The PERK-Dependent Molecular Mechanisms as a Novel Therapeutic Target for Neurodegenerative Diseases

Abstract

Higher prevalence of neurodegenerative diseases is strictly connected with progressive aging of the world population. Interestingly, a broad range of age-related, neurodegenerative diseases is characterized by a common pathological mechanism-accumulation of misfolded and unfolded proteins within the cells. Under certain circumstances, such protein aggregates may evoke endoplasmic reticulum (ER) stress conditions and subsequent activation of the unfolded protein response (UPR) signaling pathways via the protein kinase RNA-like endoplasmic reticulum kinase (PERK)-dependent manner. Under mild to moderate ER stress, UPR has a pro-adaptive role. However, severe or long-termed ER stress conditions directly evoke shift of the UPR toward its pro-apoptotic branch, which is considered to be a possible cause of neurodegeneration. To this day, there is no effective cure for Alzheimer's disease (AD), Parkinson's disease (PD), Huntington's disease (HD), or prion disease. Currently available treatment approaches for these diseases are only symptomatic and cannot affect the disease progression. Treatment strategies, currently under detailed research, include inhibition of the PERK-dependent UPR signaling branches. The newest data have reported that the use of small-molecule inhibitors of the PERK-mediated signaling branches may contribute to the development of a novel, ground-breaking therapeutic approach for neurodegeneration. In this review, we critically describe all the aspects associated with such targeted therapy against neurodegenerative proteopathies.
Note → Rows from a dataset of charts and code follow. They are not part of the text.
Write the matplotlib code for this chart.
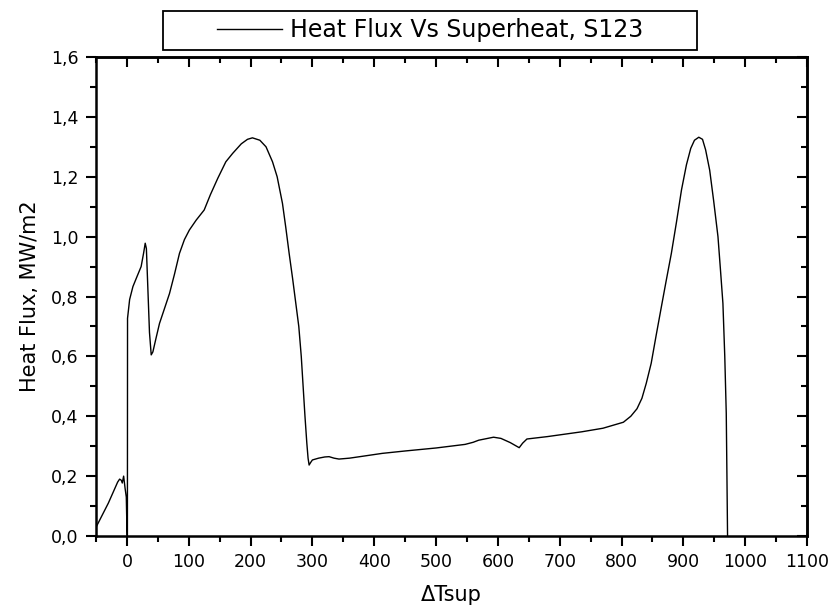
import matplotlib
matplotlib.use('Agg')
import matplotlib.pyplot as plt
from matplotlib.ticker import MultipleLocator, FuncFormatter
from matplotlib.patches import Rectangle

# heat flux curve (superheat, MW/m2)
dT = [-49.5, -30, -15, -11.8, -9, -7.5, -5.3, -3, -1, 0.3, 0.8, 1.0,
      4.4, 9.7, 16, 23, 27, 29.6, 31.5, 34, 36.5, 39.3, 42, 47, 52.7, 60,
      68.9, 77, 85, 93, 101, 112, 125, 135, 147, 160, 171, 185, 195, 203,
      215, 225, 235.5, 243, 251.6, 257, 262.4, 268, 273, 278, 282, 285,
      288, 291, 293, 294.7, 297, 300, 310, 320, 327, 335, 343, 360, 380,
      413, 450, 500, 547, 560, 569, 593, 605, 620, 634.5, 640, 647, 680,
      735.5, 770, 803, 815, 825, 833, 840, 848, 856, 864.5, 872, 880.6,
      889, 897, 905, 912, 918, 925, 931, 936, 942.6, 949, 956, 960, 964,
      967, 969.4, 970.5, 971.5]
flux = [0.031, 0.11, 0.18, 0.19, 0.186, 0.177, 0.2, 0.16, 0.13, 0.0, 0.0, 0.727,
        0.79, 0.833, 0.865, 0.90, 0.945, 0.978, 0.96, 0.82, 0.68, 0.605, 0.615, 0.66, 0.71, 0.755,
        0.81, 0.875, 0.944, 0.99, 1.022, 1.055, 1.089, 1.14, 1.195, 1.25, 1.278, 1.31, 1.325, 1.330,
        1.322, 1.30, 1.25, 1.2, 1.111, 1.03, 0.944, 0.86, 0.78, 0.70, 0.60, 0.50,
        0.40, 0.31, 0.26, 0.237, 0.245, 0.254, 0.26, 0.264, 0.265, 0.26, 0.257, 0.26, 0.266,
        0.276, 0.284, 0.294, 0.306, 0.313, 0.32, 0.33, 0.326, 0.312, 0.295, 0.31, 0.324, 0.332,
        0.348, 0.36, 0.38, 0.40, 0.425, 0.46, 0.51, 0.577, 0.67, 0.766, 0.85, 0.944,
        1.05, 1.156, 1.24, 1.295, 1.322, 1.332, 1.325, 1.29, 1.222, 1.12, 1.0, 0.89, 0.777,
        0.6, 0.41, 0.2, 0.0]

label = "Heat Flux Vs Superheat, S123"

fig = plt.figure(figsize=(8.35, 6.13), dpi=100)
ax = fig.add_axes([96/835, 1-536/613, (807-96)/835, (536-57)/613])

ax.plot(dT, flux, color='black', lw=1.0, label=label)

ax.set_xlim(-50, 1100)
ax.set_ylim(0, 1.6)
ax.xaxis.set_major_locator(MultipleLocator(100))
ax.xaxis.set_minor_locator(MultipleLocator(50))
ax.yaxis.set_major_locator(MultipleLocator(0.2))
ax.yaxis.set_minor_locator(MultipleLocator(0.1))
ax.yaxis.set_major_formatter(FuncFormatter(lambda v, p: ("%.1f" % v).replace('.', ',')))

for s in ax.spines.values():
    s.set_linewidth(1.8)
ax.tick_params(which='both', direction='out', width=1.5, labelsize=12.5, pad=5)
ax.tick_params(which='major', length=7.5)
ax.tick_params(which='minor', length=4)

# top and right ticks point inward, no labels
top = ax.secondary_xaxis('top')
top.xaxis.set_major_locator(MultipleLocator(100))
top.xaxis.set_minor_locator(MultipleLocator(50))
top.tick_params(which='both', direction='in', width=1.5, labeltop=False)
top.tick_params(which='major', length=7.5)
top.tick_params(which='minor', length=4)
right = ax.secondary_yaxis('right')
right.yaxis.set_major_locator(MultipleLocator(0.2))
right.yaxis.set_minor_locator(MultipleLocator(0.1))
right.tick_params(which='both', direction='in', width=1.5, labelright=False)
right.tick_params(which='major', length=7.5)
right.tick_params(which='minor', length=4)
top.spines['top'].set_linewidth(1.8)
right.spines['right'].set_linewidth(1.8)

ax.set_xlabel("\u0394Tsup", fontsize=15, labelpad=10)
ax.set_ylabel("Heat Flux, MW/m2", fontsize=15, labelpad=8)

# legend above the plot, with a wide hand-drawn frame like the original
fig.legend(loc='center left', bbox_to_anchor=(217/835, 1-30/613), frameon=False,
           fontsize=17, handlelength=2.75, handletextpad=0.35, borderpad=0,
           borderaxespad=0)
fig.patches.append(Rectangle((163/835, 1-50/613), (697-163)/835, 39/613,
                             transform=fig.transFigure, fill=False, lw=1.3,
                             edgecolor='black'))

fig.savefig("out.png", dpi=100)
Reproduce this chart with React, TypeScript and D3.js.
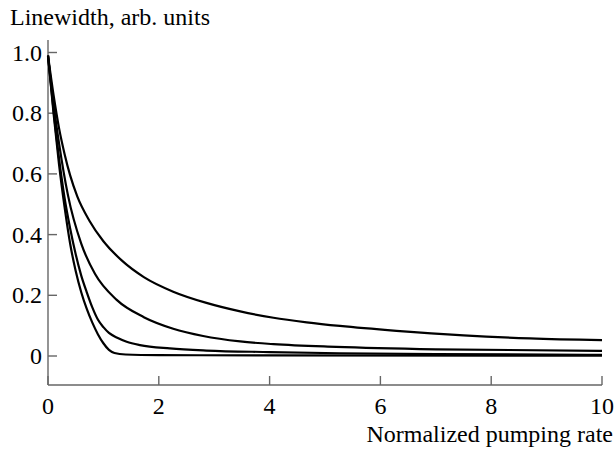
import React from "react";
import * as d3 from "d3";

const xTicks = [0, 2, 4, 6, 8, 10];
const yTicks = [0, 0.2, 0.4, 0.6, 0.8, 1.0];
const yTickLabels = ["0", "0.2", "0.4", "0.6", "0.8", "1.0"];
const xTitle = "Normalized pumping rate";
const yTitle = "Linewidth, arb. units";

const curve1X = [0, 0.1, 0.2, 0.3, 0.4, 0.53, 0.75, 1.0, 1.33, 1.73, 2.26, 2.86, 3.47, 4.07, 4.67, 5.27, 6.29, 7.5, 8.7, 10];
const curve1Y = [0.99, 0.86, 0.75, 0.665, 0.595, 0.525, 0.445, 0.378, 0.315, 0.26, 0.212, 0.175, 0.147, 0.126, 0.111, 0.099, 0.083, 0.068, 0.058, 0.052];

const curve2X = [0, 0.1, 0.2, 0.36, 0.6, 0.85, 1.24, 1.73, 2.26, 2.8, 3.47, 4.07, 5.2, 7, 10];
const curve2Y = [0.99, 0.83, 0.7, 0.53, 0.37, 0.27, 0.185, 0.128, 0.09, 0.066, 0.048, 0.039, 0.03, 0.022, 0.017];

const curve3X = [0, 0.1, 0.2, 0.3, 0.4, 0.5, 0.6, 0.7, 0.8, 0.9, 1.0, 1.1, 1.25, 1.42, 1.66, 2.2, 2.86, 4, 5.27, 7, 10];
const curve3Y = [0.99, 0.81, 0.65, 0.52, 0.42, 0.335, 0.265, 0.21, 0.16, 0.12, 0.095, 0.076, 0.06, 0.047, 0.036, 0.025, 0.018, 0.013, 0.009, 0.006, 0.004];

const curve4X = [0, 0.1, 0.2, 0.3, 0.4, 0.5, 0.6, 0.7, 0.8, 0.9, 1.0, 1.1, 1.2, 1.4, 2, 4, 10];
const curve4Y = [0.99, 0.8, 0.63, 0.49, 0.37, 0.28, 0.21, 0.155, 0.11, 0.072, 0.042, 0.02, 0.01, 0.005, 0.003, 0.002, 0.001];

const series = [
  { xs: curve1X, ys: curve1Y },
  { xs: curve2X, ys: curve2Y },
  { xs: curve3X, ys: curve3Y },
  { xs: curve4X, ys: curve4Y },
];

const Y_AXIS_MIN = -0.0955;
const Y_AXIS_MAX = 1.041;

export default function App() {
  const W = 616;
  const H = 451;
  const x = d3.scaleLinear().domain([0, 10]).range([48, 602]);
  const y = d3.scaleLinear().domain([0, 1]).range([356, 52.5]);
  const line = d3
    .line<[number, number]>()
    .x((d) => x(d[0]))
    .y((d) => y(d[1]))
    .curve(d3.curveMonotoneX);

  const axisColor = "#666";
  const font = "'Liberation Serif', 'Times New Roman', serif";
  const yBottom = y(Y_AXIS_MIN);
  const yTop = y(Y_AXIS_MAX);

  return (
    <svg
      width={W}
      height={H}
      style={{ position: "absolute", left: 0, top: 0, background: "#fff" }}
      fontFamily={font}
    >
      <rect x={0} y={0} width={W} height={H} fill="#fff" />
      <line x1={x(0)} x2={x(0)} y1={yTop} y2={yBottom} stroke={axisColor} strokeWidth={1.4} />
      <line x1={x(0)} x2={x(10)} y1={yBottom} y2={yBottom} stroke={axisColor} strokeWidth={1.4} />
      {yTicks.map((t, i) => (
        <g key={"y" + i}>
          <line x1={x(0)} x2={x(0) + 9} y1={y(t)} y2={y(t)} stroke={axisColor} strokeWidth={1.4} />
          <text x={42} y={y(t) + 8} textAnchor="end" fontSize={24} fill="#000">
            {yTickLabels[i]}
          </text>
        </g>
      ))}
      {xTicks.map((t, i) => (
        <g key={"x" + i}>
          <line x1={x(t)} x2={x(t)} y1={yBottom} y2={yBottom - 9} stroke={axisColor} strokeWidth={1.4} />
          <text x={x(t)} y={413.5} textAnchor="middle" fontSize={24} fill="#000">
            {String(t)}
          </text>
        </g>
      ))}
      {series.map((s, i) => (
        <path
          key={"s" + i}
          d={line(s.xs.map((v, j) => [v, s.ys[j]] as [number, number])) || ""}
          fill="none"
          stroke="#000"
          strokeWidth={2.2}
        />
      ))}
      <text x={10} y={25} fontSize={24} fill="#000">
        {yTitle}
      </text>
      <text x={613} y={442} textAnchor="end" fontSize={24} fill="#000">
        {xTitle}
      </text>
    </svg>
  );
}
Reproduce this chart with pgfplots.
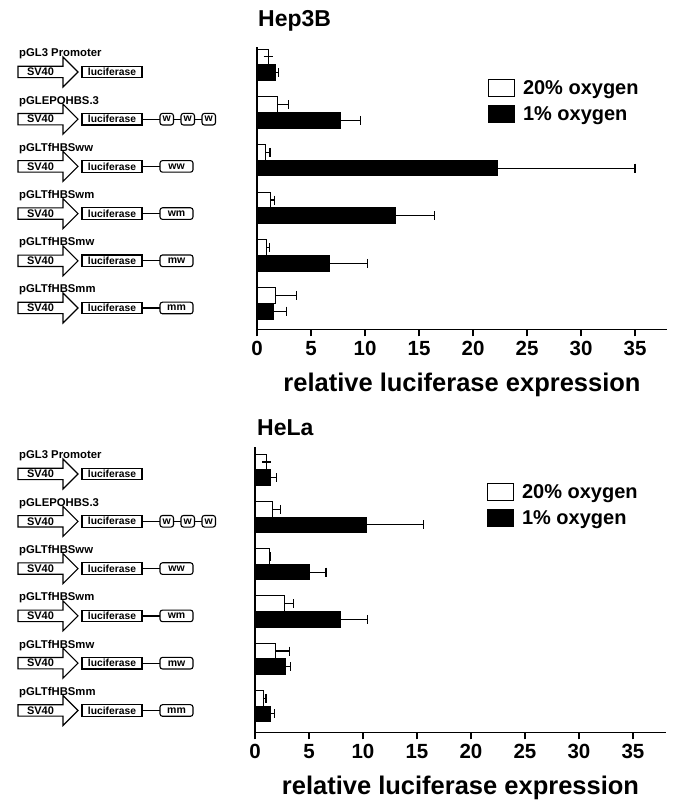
\documentclass[border=0pt]{standalone}
\usepackage{pgfplots}
\usepackage{pgfplotstable}
\pgfplotsset{compat=1.18}
\usepackage{fontspec}
\setmainfont{Liberation Sans}
\newcommand\fs[1]{\fontsize{#1}{#1}\selectfont\bfseries}

% y = group position (5 = top), w/we = 20% oxygen mean/error, b/be = 1% oxygen mean/error
\pgfplotstableread{
y w we b be
5 1.02 0.00 1.67 0.30
4 1.88 1.02 7.69 1.91
3 0.83 0.37 22.3 12.7
2 1.27 0.33 12.8 3.6
1 0.90 0.24 6.67 3.53
0 1.73 1.94 1.57 1.18
}\hepdata

\pgfplotstableread{
y w we b be
5 1.08 0.00 1.39 0.61
4 1.60 0.78 10.3 5.3
3 1.33 0.12 5.03 1.54
2 2.72 0.83 7.93 2.47
1 1.91 1.27 2.84 0.46
0 0.83 0.19 1.39 0.40
}\heladata

\pgfplotsset{
 panel/.style={scale only axis, xmin=0,
  axis x line*=bottom, axis y line*=left,
  axis line style={-, line width=1.3pt},
  ytick=\empty, xtick={0,5,...,35},
  tick align=outside, major tick length=7pt,
  every tick/.style={black, line width=1.3pt},
  /pgf/number format/assume math mode=true,
  xticklabel style={font=\fs{20.5}, anchor=base, yshift=-19pt},
  xlabel={relative luciferase expression},
  xlabel style={at={(axis description cs:0.5,0)}, anchor=base, yshift=-62pt, font=\fs{25.5}},
  clip=false,
  legend style={draw=none, fill=none, inner sep=0pt, font=\fs{20}, row sep=8.5pt,
    nodes={inner xsep=8pt, inner ysep=0pt}},
  legend cell align=left},
 basebar/.style={xbar, bar shift=0pt, bar width=0.33, draw=black, line width=1pt,
  legend image code/.code={\draw[##1, line width=1.1pt] (0pt,-8.3pt) rectangle (25.7pt,8.3pt);},
  error bars/x dir=plus, error bars/x explicit,
  error bars/error bar style={line width=1.1pt, black},
  error bars/error mark=|,
  error bars/error mark options={mark size=4.5pt, line width=1.1pt, black}},
 wbar/.style={basebar, fill=white},
 bbar/.style={basebar, fill=black},
}

\newcommand\construct[3]{%
 \pgfmathsetmacro\cy{802-#1}%
 \draw[line width=1.1pt, fill=white] (18pt,\cy pt-5.7pt) -- (63pt,\cy pt-5.7pt) -- (63pt,\cy pt-15pt) -- (78pt,\cy pt) -- (63pt,\cy pt+15pt) -- (63pt,\cy pt+5.7pt) -- (18pt,\cy pt+5.7pt) -- cycle;
 \node[inner sep=0pt, font=\fs{11}] at (40.5pt,\cy pt) {SV40};
 \draw[line width=1.1pt] (82pt,\cy pt-5.8pt) rectangle (142pt,\cy pt+5.8pt);
 \node[inner sep=0pt, font=\fs{10.3}] at (112pt,\cy pt) {luciferase};
 \node[anchor=base west, inner sep=0pt, font=\fs{11.3}] at (19pt,\cy pt+15pt) {#2};
 #3}
\newcommand\ebox[3]{\draw[line width=1.1pt, rounded corners=2.5pt, fill=white] (#1pt,\cy pt-5.8pt) rectangle (#2pt,\cy pt+5.8pt);%
 \pgfmathsetmacro\mx{(#1+#2)/2}\node[inner sep=0pt, font=\fs{10.5}] at (\mx pt,\cy pt) {#3};}
\newcommand\link[2]{\draw[line width=1.3pt] (#1pt,\cy pt) -- (#2pt,\cy pt);}
\newcommand\www{\link{142}{160}\ebox{160}{173.5}{w}\link{173.5}{181}\ebox{181}{194.5}{w}\link{194.5}{202}\ebox{202}{215.5}{w}}
\newcommand\two[1]{\link{142}{160}\ebox{160}{193}{#1}}

\begin{document}
\begin{tikzpicture}
\path[use as bounding box] (0pt,0pt) rectangle (676pt,802pt);

% ---------- Hep3B ----------
\begin{axis}[panel, at={(257pt,472.7pt)}, anchor=south west,
  width=410pt, height=282.6pt, xmax=37.96, ymin=-0.545, ymax=5.38,
  legend style={at={(0.5634,0.886)}, anchor=north west}]
\addplot[wbar] table[x=w, y expr=\thisrow{y}+0.165, x error=we]{\hepdata};
\addplot[bbar] table[x=b, y expr=\thisrow{y}-0.165, x error=be]{\hepdata};
\legend{20\% oxygen, 1\% oxygen}
\end{axis}

% ---------- HeLa ----------
\begin{axis}[panel, at={(255pt,69.5pt)}, anchor=south west,
  width=411pt, height=285.8pt, xmax=38.06, ymin=-0.56, ymax=5.49,
  legend style={at={(0.5645,0.873)}, anchor=north west}]
\addplot[wbar] table[x=w, y expr=\thisrow{y}+0.165, x error=we]{\heladata};
\addplot[bbar] table[x=b, y expr=\thisrow{y}-0.165, x error=be]{\heladata};
\legend{20\% oxygen, 1\% oxygen}
\end{axis}

\node[anchor=base west, inner sep=0pt, font=\fs{23}] at (258pt,775.3pt) {Hep3B};
\node[anchor=base west, inner sep=0pt, font=\fs{23}] at (257pt,366pt) {HeLa};

% construct diagrams, Hep3B
\construct{72}{pGL3 Promoter}{}
\construct{119.2}{pGLEPOHBS.3}{\www}
\construct{166.4}{pGLTfHBSww}{\two{ww}}
\construct{213.6}{pGLTfHBSwm}{\two{wm}}
\construct{260.8}{pGLTfHBSmw}{\two{mw}}
\construct{308}{pGLTfHBSmm}{\two{mm}}
% construct diagrams, HeLa
\construct{474}{pGL3 Promoter}{}
\construct{521.3}{pGLEPOHBS.3}{\www}
\construct{568.6}{pGLTfHBSww}{\two{ww}}
\construct{615.9}{pGLTfHBSwm}{\two{wm}}
\construct{663.2}{pGLTfHBSmw}{\two{mw}}
\construct{710.5}{pGLTfHBSmm}{\two{mm}}
\end{tikzpicture}
\end{document}
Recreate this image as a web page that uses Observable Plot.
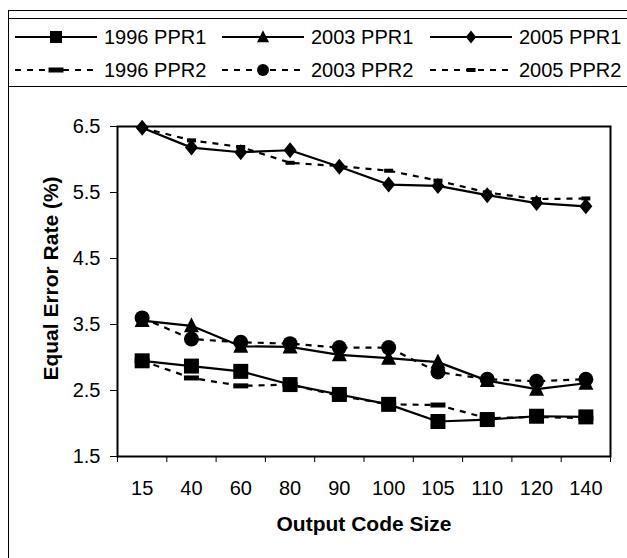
<!DOCTYPE html>
<html><head><meta charset="utf-8">
<script src="https://cdn.jsdelivr.net/npm/d3@7"></script>
<script src="https://cdn.jsdelivr.net/npm/@observablehq/plot@0.6"></script>
<style>
html,body{margin:0;padding:0;background:#fff;overflow:hidden;}
body{width:627px;height:558px;position:relative;font-family:"Liberation Sans",Arial,sans-serif;}
#outer{position:absolute;left:8px;top:10px;width:700px;height:700px;border:1.3px solid #000;box-sizing:border-box;}
#legend{position:absolute;left:8px;top:18px;width:700px;height:69px;border:1.3px solid #000;box-sizing:border-box;}
#chart{position:absolute;left:0;top:90px;}
.lg-text{position:absolute;font-size:20px;line-height:20px;white-space:nowrap;transform:translateY(-50%);color:#000;}
.lg-svg{position:absolute;overflow:visible;}
</style></head><body>
<div id="outer"></div><div id="legend"></div><div id="chart"></div>
<script>
// ---- data ----
const categories = ["15","40","60","80","90","100","105","110","120","140"];
const seriesNames = ["1996 PPR1","2003 PPR1","2005 PPR1","1996 PPR2","2003 PPR2","2005 PPR2"];
const ppr1_1996 = [2.95, 2.87, 2.79, 2.59, 2.44, 2.29, 2.03, 2.06, 2.11, 2.10];
const ppr1_2003 = [3.56, 3.48, 3.17, 3.16, 3.04, 2.99, 2.93, 2.65, 2.52, 2.61];
const ppr1_2005 = [6.48, 6.18, 6.11, 6.14, 5.89, 5.62, 5.60, 5.46, 5.34, 5.29];
const ppr2_1996 = [2.95, 2.69, 2.57, 2.59, 2.42, 2.29, 2.28, 2.08, 2.10, 2.08];
const ppr2_2003 = [3.60, 3.28, 3.23, 3.21, 3.15, 3.15, 2.78, 2.67, 2.64, 2.67];
const ppr2_2005 = [6.48, 6.29, 6.19, 5.95, 5.90, 5.83, 5.68, 5.50, 5.40, 5.41];
const yTicks = [1.5, 2.5, 3.5, 4.5, 5.5, 6.5];
const xTitle = "Output Code Size";
const yTitle = "Equal Error Rate (%)";

// ---- marker shapes ----
function mk(k){
  return {
    square:{draw(c){c.rect(-7.5*k,-7.5*k,15*k,15*k);}},
    triangle:{draw(c){c.moveTo(0,-8.5*k);c.lineTo(7.5*k,6.5*k);c.lineTo(-7.5*k,6.5*k);c.closePath();}},
    diamond:{draw(c){c.moveTo(0,-8*k);c.lineTo(6.5*k,0);c.lineTo(0,8*k);c.lineTo(-6.5*k,0);c.closePath();}},
    circle:{draw(c){c.moveTo(7.5*k,0);c.arc(0,0,7.5*k,0,2*Math.PI);c.closePath();}},
    dashWide:{draw(c){c.rect(-7.5,-2.5,15,5);}},
    dashSmall:{draw(c){c.rect(-4.5,-2,9,4);}}
  };
}
const S = mk(1), SL = mk(0.8);
const markerKey = ["square","triangle","diamond","dashWide","circle","dashSmall"];
const dashed = [false,false,false,true,true,true];
const valuesList = [ppr1_1996, ppr1_2003, ppr1_2005, ppr2_1996, ppr2_2003, ppr2_2005];
const DASH = "6,6";

const marks = [
  Plot.axisY({ticks:yTicks, tickSize:7, tickPadding:10, tickFormat:d=>d.toFixed(1), label:null, fontSize:20}),
  Plot.axisX({ticks:d3.range(0,11), tickSize:6, tickFormat:()=>"", label:null}),
  Plot.axisX({ticks:categories.map((_,i)=>i+0.5), tickSize:0, tickPadding:24, tickFormat:d=>categories[Math.round(d-0.5)], label:null, fontSize:20}),
  Plot.frame({stroke:"black", strokeWidth:2})
];
valuesList.forEach((vals, s) => {
  const rows = vals.map((v,i)=>({x:i+0.5, y:v, series:seriesNames[s]}));
  marks.push(Plot.line(rows, {x:"x", y:"y", stroke:"black", strokeWidth:2.2, strokeDasharray: dashed[s] ? DASH : null, strokeLinecap:"butt"}));
  marks.push(Plot.dot(rows, {x:"x", y:"y", r:5, symbol:S[markerKey[s]], fill:"black", stroke:"none"}));
});
marks.push(Plot.text([yTitle], {text:d=>d, frameAnchor:"left", dx:-66, dy:-13, rotate:-90, textAnchor:"middle", lineAnchor:"middle", fontWeight:"bold", fontSize:21}));
marks.push(Plot.text([xTitle], {text:d=>d, frameAnchor:"bottom", dy:68, textAnchor:"middle", lineAnchor:"middle", fontWeight:"bold", fontSize:21}));

const chart = Plot.plot({
  width:627, height:468,
  marginLeft:117, marginRight:17, marginTop:36, marginBottom:102,
  x:{domain:[0,10]}, y:{domain:[1.5,6.5]},
  style:{fontFamily:'"Liberation Sans",Arial,sans-serif', fontSize:"20px", background:"transparent", color:"black"},
  marks
});
document.getElementById("chart").appendChild(chart);

// ---- legend ----
const itemX = [15, 222, 430];
const rowY = [37, 70];
seriesNames.forEach((name, s) => {
  const col = s % 3, row = Math.floor(s / 3);
  const x0 = itemX[col], y0 = rowY[row];
  const svg = d3.select("body").append("svg").attr("class","lg-svg")
    .attr("width",82).attr("height",20)
    .style("left", x0+"px").style("top", (y0-10)+"px");
  svg.append("line").attr("x1",0).attr("x2",82).attr("y1",10).attr("y2",10)
    .attr("stroke","black").attr("stroke-width",2.2)
    .attr("stroke-dasharray", dashed[s] ? DASH : null);
  const p = d3.path();
  SL[markerKey[s]].draw(p);
  svg.append("path").attr("transform","translate(41,10)").attr("d", p.toString()).attr("fill","black");
  d3.select("body").append("div").attr("class","lg-text")
    .style("left", (x0+89)+"px").style("top", y0+"px").text(name);
});
</script>
</body></html>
Keywords: Alzheimer’s disease; PERK; PERK inhibitors; Parkinson’s disease; apoptosis; endoplasmic reticulum stress; neurodegeneration; neurodegenerative diseases; unfolded protein response.

Figure 1

The schematic view of molecular perturbances resulting in subsequent activation of the protein kinase RNA-like endoplasmic reticulum kinase (PERK)-dependent unfolded protein response (UPR) signaling pathway in the following neurodegenerative disorders: (A) Alzheimer’s disease (AD), (B) Parkinson’s disease (PD), (C) Huntington’s disease (HD), and (D) prion disease. More details are included in the text of the manuscript.

Figure 2

Small-molecule inhibitors of the protein kinase RNA-like endoplasmic reticulum kinase (PERK)-dependent UPR signaling pathway and their targets of action. Numerous studies have suggested that the pathogenesis of neurodegenerative diseases, including Alzheimer’s disease (AD), is correlated with the accumulation of misfolded and unfolded proteins, which may directly or indirectly trigger endoplasmic reticulum (ER) stress conditions and activation of the PERK-dependent unfolded protein response (UPR) signaling pathways. The upregulation of specific mechanisms related to the PERK branch of UPR signaling and AD pathogenesis is indicated by arrow, downregulation by inhibiting line, whereas GADD34-mediated dephosphorylation of eIF2α in a negative feedback loop by dotted arrow. Under mild-to-moderate ER stress conditions, UPR has a pro-adaptive role, whereas severe or long-termed ER stress conditions directly evoke shift of the UPR toward its pro-apoptotic branch, leading to neurodegeneration. The newest data have reported that pharmacological modulation of the PERK-dependent branch of the UPR signaling pathway via small-molecule inhibitors may constitute a novel treatment strategy against neurodegeneration.